Minke whale: Angler enjoys rare encounter in English Channel​


A man who shared a rare encounter with a minke whale in the English Channel while fishing has said the experience was "magical".

Dave Duggan and his friend Luke Edir spotted the marine mammal while out at sea off Eastbourne on Saturday. Mr Duggan, from St Leonards-on-Sea, said the whale was about 25ft (8m) in length and had stayed alongside his boat for about five minutes.

Whale expert Prof Peter Evans said such sightings were unusual in the Channel.

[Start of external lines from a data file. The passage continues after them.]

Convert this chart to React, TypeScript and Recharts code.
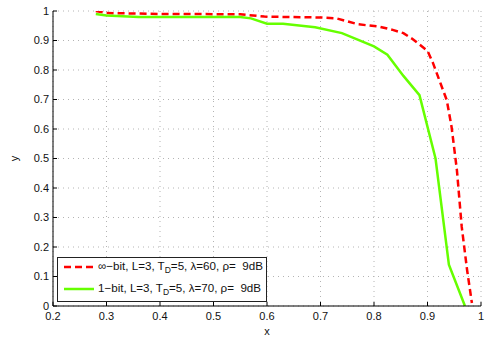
import React from 'react';
import { LineChart, Line, XAxis, YAxis, CartesianGrid, Legend } from 'recharts';

const redX = [0.28, 0.3, 0.4, 0.55, 0.595, 0.7, 0.73, 0.77, 0.81, 0.835, 0.855, 0.872, 0.9, 0.91, 0.922, 0.936, 0.945, 0.955, 0.964, 0.974, 0.983];
const redY = [1.0, 0.993, 0.99, 0.989, 0.981, 0.978, 0.975, 0.955, 0.947, 0.936, 0.925, 0.905, 0.865, 0.825, 0.766, 0.698, 0.607, 0.46, 0.268, 0.122, 0.01];
const greenX = [0.28, 0.3, 0.36, 0.5, 0.55, 0.57, 0.6, 0.63, 0.69, 0.74, 0.8, 0.825, 0.855, 0.885, 0.915, 0.94, 0.97];
const greenY = [0.99, 0.985, 0.98, 0.98, 0.98, 0.975, 0.957, 0.957, 0.945, 0.925, 0.88, 0.852, 0.78, 0.715, 0.5, 0.14, 0.0];
const xTicks = [0.2, 0.3, 0.4, 0.5, 0.6, 0.7, 0.8, 0.9, 1];
const yTicks = [0, 0.1, 0.2, 0.3, 0.4, 0.5, 0.6, 0.7, 0.8, 0.9, 1];

const redData = redX.map((x, i) => ({ x, y: redY[i] }));
const greenData = greenX.map((x, i) => ({ x, y: greenY[i] }));

const FONT = '"Liberation Sans", Arial, sans-serif';
const tickStyle = { fontFamily: FONT, fontSize: 11, fill: '#111' };

const LegendBox = () => (
  <div
    style={{
      background: '#fff',
      border: '1px solid #222',
      width: 210,
      height: 45,
      boxSizing: 'border-box',
      fontFamily: FONT,
      fontSize: 11.6,
      color: '#111',
      position: 'relative',
    }}
  >
    {[
      { color: '#ff0000', dash: '7 4', label: '\u221e\u2212bit, L=3, T', lam: '60' },
      { color: '#66ff00', dash: undefined, label: '1\u2212bit, L=3, T', lam: '70' },
    ].map((e, i) => (
      <div key={i} style={{ position: 'absolute', left: 5, top: 1 + i * 22, height: 16, display: 'flex', alignItems: 'center', whiteSpace: 'pre' }}>
        <svg width={32} height={6} style={{ marginRight: 3 }}>
          <line x1={1} y1={3} x2={31} y2={3} stroke={e.color} strokeWidth={2.5} strokeDasharray={e.dash} />
        </svg>
        <span>
          {e.label}
          <sub style={{ fontSize: 8.5, verticalAlign: -3 }}>D</sub>
          {'=5, \u03bb=' + e.lam + ', \u03c1=  9dB'}
        </span>
      </div>
    ))}
  </div>
);

export default function App() {
  return (
    <div style={{ position: 'absolute', left: 0, top: 0, background: '#fff' }}>
      <LineChart width={491} height={341} margin={{ top: 11, right: 10, bottom: 0, left: 0 }}>
        <CartesianGrid stroke="#b4b4b4" strokeDasharray="1 4" />
        <XAxis
          dataKey="x"
          type="number"
          domain={[0.2, 1]}
          ticks={xTicks}
          allowDataOverflow
          height={35}
          stroke="#000"
          tick={tickStyle}
          tickSize={-4}
          tickMargin={10}
          label={(p: any) => {
            const vb = p.viewBox || {};
            return (
              <text x={vb.x + vb.width / 2} y={vb.y + 29} textAnchor="middle" style={tickStyle}>x</text>
            );
          }}
        />
        <XAxis
          xAxisId="top"
          orientation="top"
          type="number"
          domain={[0.2, 1]}
          ticks={xTicks}
          height={0}
          stroke="#000"
          tickSize={-4}
          tickFormatter={() => ''}
        />
        <YAxis
          type="number"
          domain={[0, 1]}
          ticks={yTicks}
          allowDataOverflow
          width={53}
          stroke="#000"
          tick={tickStyle}
          tickSize={-4}
          tickMargin={8}
          label={(p: any) => {
            const vb = p.viewBox || {};
            const cx = vb.x + 18;
            const cy = vb.y + vb.height / 2;
            return (
              <text x={cx} y={cy} textAnchor="middle" transform={`rotate(-90, ${cx}, ${cy})`} style={tickStyle}>y</text>
            );
          }}
        />
        <YAxis
          yAxisId="right"
          orientation="right"
          type="number"
          domain={[0, 1]}
          ticks={yTicks}
          width={0}
          stroke="#000"
          tickSize={-4}
          tickFormatter={() => ''}
        />
        <Legend
          layout="horizontal"
          verticalAlign="middle"
          align="center"
          content={() => <LegendBox />}
          wrapperStyle={{ position: 'absolute', left: 57, top: 257, width: 210, height: 45 }}
        />
        <Line data={redData} dataKey="y" type="linear" stroke="#ff0000" strokeWidth={2.5} strokeDasharray="7 4" dot={false} isAnimationActive={false} />
        <Line data={greenData} dataKey="y" type="linear" stroke="#66ff00" strokeWidth={2.5} dot={false} isAnimationActive={false} />
      </LineChart>
    </div>
  );
}
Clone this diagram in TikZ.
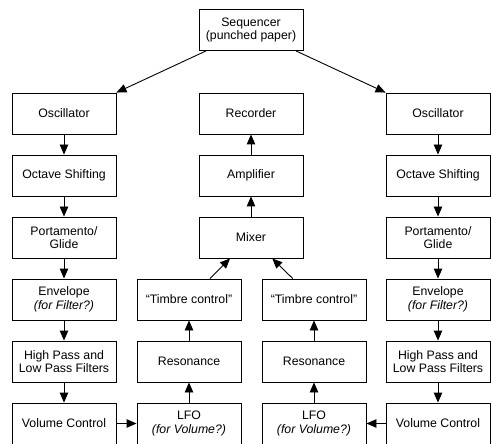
\documentclass[tikz,border=0pt]{standalone}
\usepackage{fontspec}
\setmainfont{Liberation Sans}
\usetikzlibrary{arrows.meta}
\begin{document}
\begin{tikzpicture}[x=1pt,y=-1pt,
  box/.style={draw=black, line width=0.9pt, minimum width=104pt, minimum height=41pt,
    inner sep=0pt, align=center, font=\fontsize{12.3}{13.5}\selectfont},
  arr/.style={-{Triangle[length=10pt,width=8.5pt]}, line width=0.9pt}]
\path[use as bounding box, clip] (0,0) rectangle (491,444);
% top
\node[box] (seq) at (251,30) {Sequencer\\(punched paper)};
% left column
\node[box] (osc1) at (64,113.5) {Oscillator};
\node[box] (oct1) at (64,175.5) {Octave Shifting};
\node[box] (por1) at (64,237.5) {Portamento/\\Glide};
\node[box] (env1) at (64,299.5) {Envelope\\\textit{(for Filter?)}};
\node[box] (hp1)  at (64,361.5) {High Pass and\\Low Pass Filters};
\node[box] (vol1) at (64,423.5) {Volume Control};
% right column
\node[box] (osc2) at (438,113.5) {Oscillator};
\node[box] (oct2) at (438,175.5) {Octave Shifting};
\node[box] (por2) at (438,237.5) {Portamento/\\Glide};
\node[box] (env2) at (438,299.5) {Envelope\\\textit{(for Filter?)}};
\node[box] (hp2)  at (438,361.5) {High Pass and\\Low Pass Filters};
\node[box] (vol2) at (438,423.5) {Volume Control};
% middle
\node[box] (rec) at (251,113.5) {Recorder};
\node[box] (amp) at (251,175.5) {Amplifier};
\node[box] (mix) at (251,237.5) {Mixer};
\node[box] (timL) at (189,299.5) {“Timbre control”};
\node[box] (resL) at (189,361.5) {Resonance};
\node[box] (lfoL) at (189,423.5) {LFO\\\textit{(for Volume?)}};
\node[box] (timR) at (314,299.5) {“Timbre control”};
\node[box] (resR) at (314,361.5) {Resonance};
\node[box] (lfoR) at (314,423.5) {LFO\\\textit{(for Volume?)}};
% connectors
\draw[arr] (seq) -- (osc1.north east);
\draw[arr] (seq) -- (osc2.north west);
\draw[arr] (osc1) -- (oct1);
\draw[arr] (oct1) -- (por1);
\draw[arr] (por1) -- (env1);
\draw[arr] (env1) -- (hp1);
\draw[arr] (hp1) -- (vol1);
\draw[arr] (osc2) -- (oct2);
\draw[arr] (oct2) -- (por2);
\draw[arr] (por2) -- (env2);
\draw[arr] (env2) -- (hp2);
\draw[arr] (hp2) -- (vol2);
\draw[arr] (vol1) -- (lfoL);
\draw[arr] (vol2) -- (lfoR);
\draw[arr] (lfoL) -- (resL);
\draw[arr] (resL) -- (timL);
\draw[arr] (lfoR) -- (resR);
\draw[arr] (resR) -- (timR);
\draw[arr] (timL) -- (mix);
\draw[arr] (timR) -- (mix);
\draw[arr] (mix) -- (amp);
\draw[arr] (amp) -- (rec);
\end{tikzpicture}
\end{document}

"In the western English Channel, the species is regular as far east as South Devon across to the Channel Isles, but east of there, minkes are very scarce," he said.

Mr Duggan, who often fishes in the area, said it had been "an honour" to see the creature.

He added that while they had seen dolphins in the waters before during their regular fishing trips, it was the first time he had seen a whale.

MINKE WHALE
IMAGE SOURCE, DAVE DUGGAN/LUKE EDIR Image caption, Prof Evans said the whale must have been lured to the area by "good food"

Prof Evans, who is the director of the Sea Watch Foundation and honorary professor at Bangor University's School of Ocean Studies, said he only knew of four previous sightings of the species in the region in the last 20 years.